Over the last thirty-five years, nothing has been more important to a rural politician than the ability to dole out road construction contracts--indeed, for many politicians, securing of road construction contracts and getting reelected are the
yin and the
yang of government. One exists for the other--and for nothing else.
[Attending local social functions, the other mandatory activity of the rural politician, exists to prove to constituents that said politician is indeed still alive...which is not a joke,
as we learned last year.]
The gasoline tax is the blood of the Tanakaist polity. So sure have politicians been of its power to motivate the base that they never even bothered to remove the
zantei (interim, temporary) label from the levy. They knew, simply knew it would always be there--they indeed could not imagine political life without it.
When Koizumi Jun'ichirō set about saving the LDP by destroying it, he did so by siccing his two disrespectful, presumptuous attack dogs upon the road construction gang. His left hand loosed Inose upon the
Dōro Kōdan (Japan Public Highway Corporation), forcing its breakup and the cleaning up of its finances. His right loosed
Takenaka Heizō upon the Post Office, the piggy bank of the road construction state, forcing its breakup and privatization.
Since Koizumi's stepping down from the prime ministership, the road construction gang has been trying reassemble itself and get its hands back on the steering wheel. It got a huge boost of adrenaline in July of 2007 when Abe Shinzō's revisionist vision failed to entice the public into voting for the LDP. The stunning loss to Democratic Party leader Ozawa Ichirō's hoary and utterly insincere promises of transfers of wealth from the city to the countryside revived the hopes of the road construction partisans.
[Just an aside--does anyone else think that Tokyo Governor Ishihara Shintarō's
promise to send 300 billion yen of Tokyo tax money to the hinterlands might have more to do with buying rural LDP member support for his son Nobuteru's run at the LDP party presidency than buying central government support for Ishihara Senior's quixotic bid to have Tokyo host the 2016 Olympics?]

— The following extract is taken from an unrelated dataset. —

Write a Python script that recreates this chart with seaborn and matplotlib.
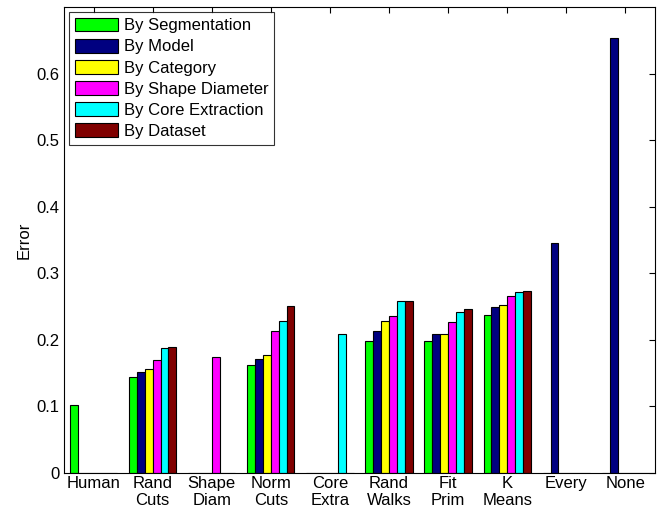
import pandas as pd
import numpy as np
import matplotlib
matplotlib.use('Agg')
import matplotlib.pyplot as plt
import seaborn as sns

# Datos
methods = ['Human', 'Rand\nCuts', 'Shape\nDiam', 'Norm\nCuts', 'Core\nExtra',
           'Rand\nWalks', 'Fit\nPrim', 'K\nMeans', 'Every', 'None']
series = ['By Segmentation', 'By Model', 'By Category', 'By Shape Diameter',
          'By Core Extraction', 'By Dataset']
by_segmentation = [0.102, 0.144, 0, 0.162, 0, 0.198, 0.198, 0.238, 0, 0]
by_model = [0, 0.152, 0, 0.171, 0, 0.213, 0.209, 0.250, 0.345, 0.654]
by_category = [0, 0.156, 0, 0.177, 0, 0.228, 0.209, 0.253, 0, 0]
by_shape_diameter = [0, 0.170, 0.175, 0.213, 0, 0.236, 0.227, 0.266, 0, 0]
by_core_extraction = [0, 0.188, 0, 0.228, 0.209, 0.259, 0.242, 0.272, 0, 0]
by_dataset = [0, 0.190, 0, 0.251, 0, 0.259, 0.246, 0.274, 0, 0]
colors = ['#00ff00', '#000080', '#ffff00', '#ff00ff', '#00ffff', '#800000']
yticks = [0, 0.1, 0.2, 0.3, 0.4, 0.5, 0.6]
ytick_labels = ['0', '0.1', '0.2', '0.3', '0.4', '0.5', '0.6']

values = [by_segmentation, by_model, by_category, by_shape_diameter,
          by_core_extraction, by_dataset]
rows = []
for s, vals in zip(series, values):
    for m, v in zip(methods, vals):
        rows.append({'method': m, 'by': s, 'error': v})
df = pd.DataFrame(rows)

sns.set_style('white')
plt.rcParams['font.family'] = ['Liberation Sans', 'DejaVu Sans']
plt.rcParams['font.size'] = 12
plt.rcParams['text.color'] = 'black'
plt.rcParams['axes.labelcolor'] = 'black'
plt.rcParams['xtick.color'] = 'black'
plt.rcParams['ytick.color'] = 'black'

fig = plt.figure(figsize=(6.64, 5.12), dpi=100)
ax = fig.add_axes([0.0964, 0.0762, 0.89, 0.91])

sns.barplot(data=df, x='method', y='error', hue='by', order=methods,
            hue_order=series, palette=colors, saturation=1,
            edgecolor='black', linewidth=0.8, width=0.8, ax=ax)

ax.set_xlim(-0.5, len(methods) - 0.5)
ax.set_ylim(0, 0.7)
ax.set_yticks(yticks)
ax.set_yticklabels(ytick_labels)
ax.set_xlabel('')
ax.set_ylabel('Error', fontsize=12)
ax.tick_params(direction='in', length=4, width=0.8, top=True, right=True,
               labelsize=12, color='black', pad=3)
ax.tick_params(axis='x', pad=2)
for sp in ax.spines.values():
    sp.set_color('black')
    sp.set_linewidth(0.8)

handles, labels = ax.get_legend_handles_labels()
leg = ax.legend(handles, labels, loc='upper left', bbox_to_anchor=(0.008, 0.99),
                frameon=True, fancybox=False, edgecolor='black',
                fontsize=12, handlelength=2.6, handleheight=0.9,
                labelspacing=0.33, handletextpad=0.35, borderpad=0.35,
                borderaxespad=0.0)
leg.get_frame().set_linewidth(0.8)

plt.savefig('out.png', dpi=100)
plt.close()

Humpty Dumpty, however, is finding it hard to get back together again. Despite the full-court press of the traditional
sanyaku (Koga Makoto is strangely absent from the debate) the LDP's road tribe could not get its act together in time to push the gasoline tax extension bill through the Diet. The party executive and local assemblymen staged a high-profile emergency meeting on January 23 to scare the Diet into voting for the extension...then, when that failed to have the expected effect, staged
another emergency meeting on February 8, this time dragging in the prefectural governors, including the always-good-for-a-made-for-television-event Higashikokubaru Hideo of Miyazaki Prefecture.
To no avail.
The Tanaka Democracy has had an incredible run, staying a viable pantomime of electoral democracy well past the point where it descended into farce (when the both the population and the number of full-sized cars on the road are shrinking, how is it possible to argue that the country needs more and better roads?) The recent explosion in the number of talk shops, the new transparty alliances, the nervous runs for membership in the factions (I do not share all of Okumura Jun's faith in
the resurgent significance of the factions. Frankly, I believe LDP politicians are joining factions for the same reason some people surf the Internet: it sure beats working), the hopped-up patriotism of the revisionists--all point to a deteriorating certainty in the ability of politicians to simply buy off the party's base.
It turns out the money is not there--Tanakaism has done to the peace-loving, low-tax Japanese state's finances what the military-media-industrial complex, outrageous defense expenditures and unending warfare have done to the finances of the United States. The gasoline tax, if it is saved, will be shoveled into the general fund, where it will be used to fill other holes than those found in road top surfaces. In the nebulous vastness of the general fund's flows--or, horror, of horrors, in a carbon-abatement levy--the link between one's local LDP politician and one's bank account will no longer be not crystal clear.
At which point, the LDP--Tanaka Kakuei's LDP--will be dead.